§ What to work on: Copy out each line below that has the word "React" in it.

***** Dataset extract *****

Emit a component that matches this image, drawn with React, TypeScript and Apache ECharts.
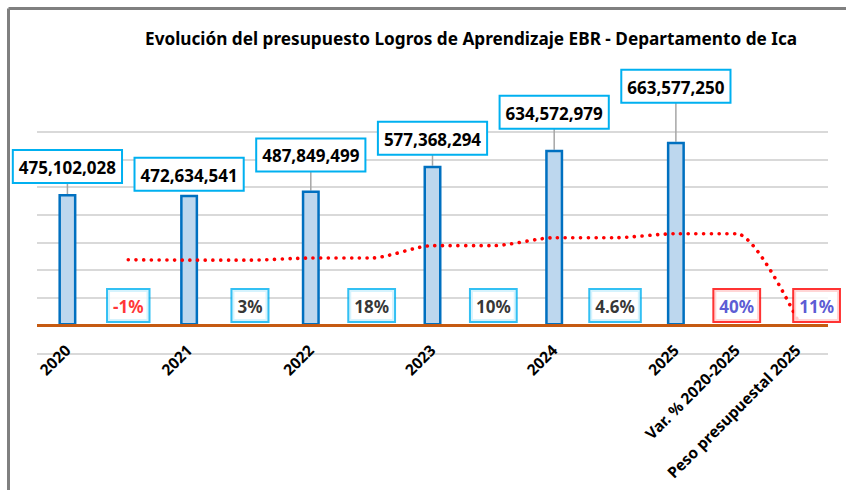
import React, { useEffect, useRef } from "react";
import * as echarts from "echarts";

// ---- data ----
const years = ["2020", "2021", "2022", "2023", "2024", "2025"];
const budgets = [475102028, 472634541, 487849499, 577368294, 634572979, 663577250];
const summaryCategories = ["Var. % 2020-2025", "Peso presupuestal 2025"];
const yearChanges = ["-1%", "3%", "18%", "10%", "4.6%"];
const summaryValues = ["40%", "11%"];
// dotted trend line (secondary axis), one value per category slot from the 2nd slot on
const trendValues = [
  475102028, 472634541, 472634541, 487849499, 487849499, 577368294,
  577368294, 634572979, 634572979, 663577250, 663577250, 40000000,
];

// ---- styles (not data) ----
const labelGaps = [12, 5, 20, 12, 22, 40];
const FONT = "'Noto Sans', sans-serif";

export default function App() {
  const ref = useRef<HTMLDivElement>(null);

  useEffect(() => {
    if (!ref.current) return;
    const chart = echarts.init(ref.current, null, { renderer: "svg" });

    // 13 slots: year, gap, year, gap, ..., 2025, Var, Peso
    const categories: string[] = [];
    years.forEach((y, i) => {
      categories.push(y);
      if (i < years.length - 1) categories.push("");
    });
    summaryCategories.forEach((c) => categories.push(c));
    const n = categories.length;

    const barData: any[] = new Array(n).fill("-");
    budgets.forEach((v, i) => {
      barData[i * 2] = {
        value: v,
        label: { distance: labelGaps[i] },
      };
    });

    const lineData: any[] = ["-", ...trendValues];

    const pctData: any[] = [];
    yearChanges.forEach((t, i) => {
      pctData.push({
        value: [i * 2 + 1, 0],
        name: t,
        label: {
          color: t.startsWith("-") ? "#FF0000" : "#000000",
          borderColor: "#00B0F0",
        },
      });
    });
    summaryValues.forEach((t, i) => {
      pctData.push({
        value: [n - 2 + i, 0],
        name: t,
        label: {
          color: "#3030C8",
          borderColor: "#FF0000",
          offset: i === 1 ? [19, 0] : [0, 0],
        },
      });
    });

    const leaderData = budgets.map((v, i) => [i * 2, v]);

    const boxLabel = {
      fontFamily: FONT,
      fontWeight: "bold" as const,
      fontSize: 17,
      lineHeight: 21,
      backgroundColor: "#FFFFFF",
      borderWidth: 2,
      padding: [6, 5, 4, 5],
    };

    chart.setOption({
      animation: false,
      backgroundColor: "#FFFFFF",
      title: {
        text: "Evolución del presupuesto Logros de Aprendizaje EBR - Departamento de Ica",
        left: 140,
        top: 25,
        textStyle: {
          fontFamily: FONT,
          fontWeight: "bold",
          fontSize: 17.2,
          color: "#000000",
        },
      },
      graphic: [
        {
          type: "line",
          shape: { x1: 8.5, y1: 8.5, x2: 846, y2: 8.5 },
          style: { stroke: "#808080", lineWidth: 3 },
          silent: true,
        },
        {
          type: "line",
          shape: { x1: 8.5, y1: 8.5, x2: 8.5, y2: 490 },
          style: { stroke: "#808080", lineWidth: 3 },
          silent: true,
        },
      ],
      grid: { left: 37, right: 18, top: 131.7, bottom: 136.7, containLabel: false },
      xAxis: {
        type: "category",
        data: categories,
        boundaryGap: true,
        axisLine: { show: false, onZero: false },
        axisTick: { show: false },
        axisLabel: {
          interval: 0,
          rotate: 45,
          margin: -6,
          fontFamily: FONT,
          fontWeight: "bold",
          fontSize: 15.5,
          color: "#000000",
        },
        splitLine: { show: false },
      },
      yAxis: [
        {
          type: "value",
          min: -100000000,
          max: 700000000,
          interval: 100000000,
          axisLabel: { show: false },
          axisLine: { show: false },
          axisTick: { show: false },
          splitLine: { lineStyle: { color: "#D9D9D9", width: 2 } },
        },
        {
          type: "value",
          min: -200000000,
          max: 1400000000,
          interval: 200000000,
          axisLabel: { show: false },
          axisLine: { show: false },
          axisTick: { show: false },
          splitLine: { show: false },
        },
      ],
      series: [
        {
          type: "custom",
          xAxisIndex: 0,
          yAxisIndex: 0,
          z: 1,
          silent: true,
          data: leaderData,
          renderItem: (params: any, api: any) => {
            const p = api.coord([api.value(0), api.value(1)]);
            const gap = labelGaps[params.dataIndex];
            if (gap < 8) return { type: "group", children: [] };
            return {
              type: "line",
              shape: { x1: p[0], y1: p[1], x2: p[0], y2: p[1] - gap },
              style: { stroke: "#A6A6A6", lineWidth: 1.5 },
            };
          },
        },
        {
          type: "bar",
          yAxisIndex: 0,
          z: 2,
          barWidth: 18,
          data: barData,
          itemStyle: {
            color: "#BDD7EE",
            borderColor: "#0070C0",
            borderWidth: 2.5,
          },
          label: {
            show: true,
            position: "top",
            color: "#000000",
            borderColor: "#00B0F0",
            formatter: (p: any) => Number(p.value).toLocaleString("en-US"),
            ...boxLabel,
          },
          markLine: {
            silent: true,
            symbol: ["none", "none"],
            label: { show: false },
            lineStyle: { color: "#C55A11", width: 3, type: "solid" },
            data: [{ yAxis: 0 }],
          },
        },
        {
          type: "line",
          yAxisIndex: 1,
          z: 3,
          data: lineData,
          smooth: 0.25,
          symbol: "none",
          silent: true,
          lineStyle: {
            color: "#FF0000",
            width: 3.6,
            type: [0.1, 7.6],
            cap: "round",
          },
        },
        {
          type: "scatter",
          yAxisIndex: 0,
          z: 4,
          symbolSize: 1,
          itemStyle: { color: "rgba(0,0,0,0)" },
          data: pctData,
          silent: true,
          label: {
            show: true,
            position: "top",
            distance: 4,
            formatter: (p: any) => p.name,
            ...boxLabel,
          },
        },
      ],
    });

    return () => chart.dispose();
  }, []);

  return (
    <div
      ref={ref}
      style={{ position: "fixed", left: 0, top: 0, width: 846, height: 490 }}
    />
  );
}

*****

§ Solution for this task:
Emit a component that matches this image, drawn with React, TypeScript and Apache ECharts.
import React, { useEffect, useRef } from "react";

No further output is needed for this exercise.